Job: Leaving the pictures out, print the lines from the first line of the listing through the line containing "0.01, 0.0088, 0.00646];", exactly as they read, and no others.

* * * * *

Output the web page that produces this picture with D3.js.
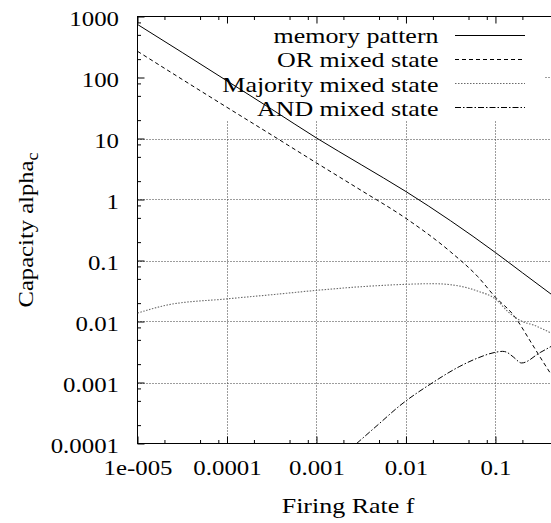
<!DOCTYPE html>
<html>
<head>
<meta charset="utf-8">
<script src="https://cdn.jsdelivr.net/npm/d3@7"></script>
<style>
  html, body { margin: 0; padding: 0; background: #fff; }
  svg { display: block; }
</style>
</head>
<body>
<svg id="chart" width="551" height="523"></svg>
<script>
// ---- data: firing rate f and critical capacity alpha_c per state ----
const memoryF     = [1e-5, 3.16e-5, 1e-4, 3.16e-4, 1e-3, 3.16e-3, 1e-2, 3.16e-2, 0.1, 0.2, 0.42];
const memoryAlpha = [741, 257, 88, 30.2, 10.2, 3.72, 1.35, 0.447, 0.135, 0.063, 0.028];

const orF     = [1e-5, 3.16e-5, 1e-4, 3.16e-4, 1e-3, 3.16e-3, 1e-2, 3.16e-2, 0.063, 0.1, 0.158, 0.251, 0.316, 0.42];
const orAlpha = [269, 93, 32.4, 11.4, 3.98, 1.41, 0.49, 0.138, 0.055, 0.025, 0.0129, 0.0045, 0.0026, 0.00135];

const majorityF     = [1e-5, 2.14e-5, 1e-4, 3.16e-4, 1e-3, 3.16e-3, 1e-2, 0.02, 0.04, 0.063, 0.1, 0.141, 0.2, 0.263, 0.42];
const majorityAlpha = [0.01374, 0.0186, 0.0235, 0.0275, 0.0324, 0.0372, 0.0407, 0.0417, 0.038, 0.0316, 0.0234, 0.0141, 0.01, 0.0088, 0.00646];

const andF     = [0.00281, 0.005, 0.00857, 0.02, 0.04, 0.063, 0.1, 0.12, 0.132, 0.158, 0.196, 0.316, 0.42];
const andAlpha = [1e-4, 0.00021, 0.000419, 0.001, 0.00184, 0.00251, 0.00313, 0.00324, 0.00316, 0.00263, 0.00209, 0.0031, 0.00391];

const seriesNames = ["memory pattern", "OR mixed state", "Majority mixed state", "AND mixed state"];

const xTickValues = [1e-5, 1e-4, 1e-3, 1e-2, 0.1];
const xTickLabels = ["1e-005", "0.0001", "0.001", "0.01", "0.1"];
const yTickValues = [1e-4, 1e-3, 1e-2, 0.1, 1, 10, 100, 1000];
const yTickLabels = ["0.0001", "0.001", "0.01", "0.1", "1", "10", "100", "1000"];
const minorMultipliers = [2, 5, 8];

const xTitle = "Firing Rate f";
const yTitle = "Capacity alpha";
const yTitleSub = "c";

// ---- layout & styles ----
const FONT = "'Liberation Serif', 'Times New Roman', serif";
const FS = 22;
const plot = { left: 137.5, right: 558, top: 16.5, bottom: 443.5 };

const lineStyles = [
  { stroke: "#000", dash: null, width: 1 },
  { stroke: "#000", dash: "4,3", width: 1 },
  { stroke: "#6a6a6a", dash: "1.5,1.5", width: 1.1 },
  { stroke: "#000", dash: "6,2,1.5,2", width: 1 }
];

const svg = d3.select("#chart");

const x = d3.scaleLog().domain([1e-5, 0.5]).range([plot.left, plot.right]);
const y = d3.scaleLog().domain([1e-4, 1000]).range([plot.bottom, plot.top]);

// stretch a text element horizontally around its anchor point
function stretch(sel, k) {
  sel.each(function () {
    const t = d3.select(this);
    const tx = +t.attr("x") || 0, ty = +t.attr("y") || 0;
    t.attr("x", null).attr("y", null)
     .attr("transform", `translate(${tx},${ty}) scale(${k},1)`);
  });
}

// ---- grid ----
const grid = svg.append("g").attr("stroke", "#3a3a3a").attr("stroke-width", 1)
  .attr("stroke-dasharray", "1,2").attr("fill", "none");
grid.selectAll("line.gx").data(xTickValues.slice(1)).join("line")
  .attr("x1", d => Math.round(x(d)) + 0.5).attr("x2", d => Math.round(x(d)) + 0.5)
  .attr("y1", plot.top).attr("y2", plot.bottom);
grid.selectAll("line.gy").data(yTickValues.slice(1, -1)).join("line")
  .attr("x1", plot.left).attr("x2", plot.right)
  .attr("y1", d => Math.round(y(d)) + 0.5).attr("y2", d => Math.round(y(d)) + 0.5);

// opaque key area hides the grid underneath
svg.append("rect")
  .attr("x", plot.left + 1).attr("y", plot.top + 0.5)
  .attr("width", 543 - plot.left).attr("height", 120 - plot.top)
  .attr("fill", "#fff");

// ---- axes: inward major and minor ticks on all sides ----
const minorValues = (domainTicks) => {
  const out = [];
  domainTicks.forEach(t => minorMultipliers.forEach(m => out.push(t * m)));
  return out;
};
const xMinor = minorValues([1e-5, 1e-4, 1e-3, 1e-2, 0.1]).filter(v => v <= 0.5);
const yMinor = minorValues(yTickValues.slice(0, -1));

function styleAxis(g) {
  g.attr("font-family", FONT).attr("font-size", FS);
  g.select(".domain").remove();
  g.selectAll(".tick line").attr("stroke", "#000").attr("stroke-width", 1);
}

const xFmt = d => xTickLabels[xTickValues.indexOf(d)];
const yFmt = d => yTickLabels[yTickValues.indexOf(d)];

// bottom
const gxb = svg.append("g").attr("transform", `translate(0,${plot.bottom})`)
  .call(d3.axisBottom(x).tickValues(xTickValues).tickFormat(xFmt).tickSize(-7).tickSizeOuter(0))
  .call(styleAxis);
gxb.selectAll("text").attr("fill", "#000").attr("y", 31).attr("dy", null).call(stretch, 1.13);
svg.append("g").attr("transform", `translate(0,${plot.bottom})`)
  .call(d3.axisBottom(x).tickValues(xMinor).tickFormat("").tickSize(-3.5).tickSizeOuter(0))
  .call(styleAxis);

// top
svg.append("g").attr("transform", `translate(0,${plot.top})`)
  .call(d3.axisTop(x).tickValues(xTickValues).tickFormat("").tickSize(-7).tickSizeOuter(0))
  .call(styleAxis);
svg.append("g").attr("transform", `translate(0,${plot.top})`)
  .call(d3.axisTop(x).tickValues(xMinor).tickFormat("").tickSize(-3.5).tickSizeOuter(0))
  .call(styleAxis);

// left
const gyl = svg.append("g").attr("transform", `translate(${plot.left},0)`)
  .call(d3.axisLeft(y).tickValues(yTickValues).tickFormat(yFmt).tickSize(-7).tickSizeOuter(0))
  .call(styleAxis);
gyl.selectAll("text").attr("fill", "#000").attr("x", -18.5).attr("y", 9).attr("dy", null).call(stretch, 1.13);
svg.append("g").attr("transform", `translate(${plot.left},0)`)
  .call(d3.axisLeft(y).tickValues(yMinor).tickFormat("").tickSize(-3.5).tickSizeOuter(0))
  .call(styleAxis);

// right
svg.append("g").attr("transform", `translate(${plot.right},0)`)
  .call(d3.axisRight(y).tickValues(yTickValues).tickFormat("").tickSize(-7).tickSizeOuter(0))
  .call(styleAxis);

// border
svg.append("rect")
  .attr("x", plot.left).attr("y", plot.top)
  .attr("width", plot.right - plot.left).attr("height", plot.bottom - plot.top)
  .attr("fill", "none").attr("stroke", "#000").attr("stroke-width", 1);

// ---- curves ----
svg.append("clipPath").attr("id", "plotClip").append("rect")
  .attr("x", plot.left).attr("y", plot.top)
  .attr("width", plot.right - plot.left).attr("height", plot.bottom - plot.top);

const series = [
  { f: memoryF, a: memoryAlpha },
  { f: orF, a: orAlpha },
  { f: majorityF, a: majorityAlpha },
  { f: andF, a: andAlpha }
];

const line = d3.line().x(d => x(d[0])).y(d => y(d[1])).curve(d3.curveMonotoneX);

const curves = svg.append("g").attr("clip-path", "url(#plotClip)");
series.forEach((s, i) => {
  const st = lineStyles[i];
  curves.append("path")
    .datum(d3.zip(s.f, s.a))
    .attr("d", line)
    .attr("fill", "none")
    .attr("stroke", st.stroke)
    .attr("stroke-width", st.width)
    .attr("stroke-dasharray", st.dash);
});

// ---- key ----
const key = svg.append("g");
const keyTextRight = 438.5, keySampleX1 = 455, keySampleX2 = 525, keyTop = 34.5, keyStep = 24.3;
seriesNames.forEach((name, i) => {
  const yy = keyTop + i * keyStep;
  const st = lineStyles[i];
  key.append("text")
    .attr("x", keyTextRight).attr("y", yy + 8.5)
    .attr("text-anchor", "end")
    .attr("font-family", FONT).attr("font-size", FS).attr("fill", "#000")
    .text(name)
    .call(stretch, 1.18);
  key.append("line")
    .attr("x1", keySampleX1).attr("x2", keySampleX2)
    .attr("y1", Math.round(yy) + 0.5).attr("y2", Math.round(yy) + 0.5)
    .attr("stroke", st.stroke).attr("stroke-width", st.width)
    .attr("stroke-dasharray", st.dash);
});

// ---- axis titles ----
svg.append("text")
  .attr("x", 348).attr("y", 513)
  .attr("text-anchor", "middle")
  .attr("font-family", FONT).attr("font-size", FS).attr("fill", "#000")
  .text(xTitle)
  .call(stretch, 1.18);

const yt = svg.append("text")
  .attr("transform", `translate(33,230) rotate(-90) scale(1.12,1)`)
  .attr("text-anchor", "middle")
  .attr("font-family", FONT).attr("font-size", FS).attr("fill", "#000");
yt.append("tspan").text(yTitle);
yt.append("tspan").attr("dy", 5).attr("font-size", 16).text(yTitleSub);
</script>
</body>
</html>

* * * * *

The result:
Output the web page that produces this picture with D3.js.
<!DOCTYPE html>
<html>
<head>
<meta charset="utf-8">
<script src="https://cdn.jsdelivr.net/npm/d3@7"></script>
<style>
  html, body { margin: 0; padding: 0; background: #fff; }
  svg { display: block; }
</style>
</head>
<body>
<svg id="chart" width="551" height="523"></svg>
<script>
// ---- data: firing rate f and critical capacity alpha_c per state ----
const memoryF     = [1e-5, 3.16e-5, 1e-4, 3.16e-4, 1e-3, 3.16e-3, 1e-2, 3.16e-2, 0.1, 0.2, 0.42];
const memoryAlpha = [741, 257, 88, 30.2, 10.2, 3.72, 1.35, 0.447, 0.135, 0.063, 0.028];

const orF     = [1e-5, 3.16e-5, 1e-4, 3.16e-4, 1e-3, 3.16e-3, 1e-2, 3.16e-2, 0.063, 0.1, 0.158, 0.251, 0.316, 0.42];
const orAlpha = [269, 93, 32.4, 11.4, 3.98, 1.41, 0.49, 0.138, 0.055, 0.025, 0.0129, 0.0045, 0.0026, 0.00135];

const majorityF     = [1e-5, 2.14e-5, 1e-4, 3.16e-4, 1e-3, 3.16e-3, 1e-2, 0.02, 0.04, 0.063, 0.1, 0.141, 0.2, 0.263, 0.42];
const majorityAlpha = [0.01374, 0.0186, 0.0235, 0.0275, 0.0324, 0.0372, 0.0407, 0.0417, 0.038, 0.0316, 0.0234, 0.0141, 0.01, 0.0088, 0.00646];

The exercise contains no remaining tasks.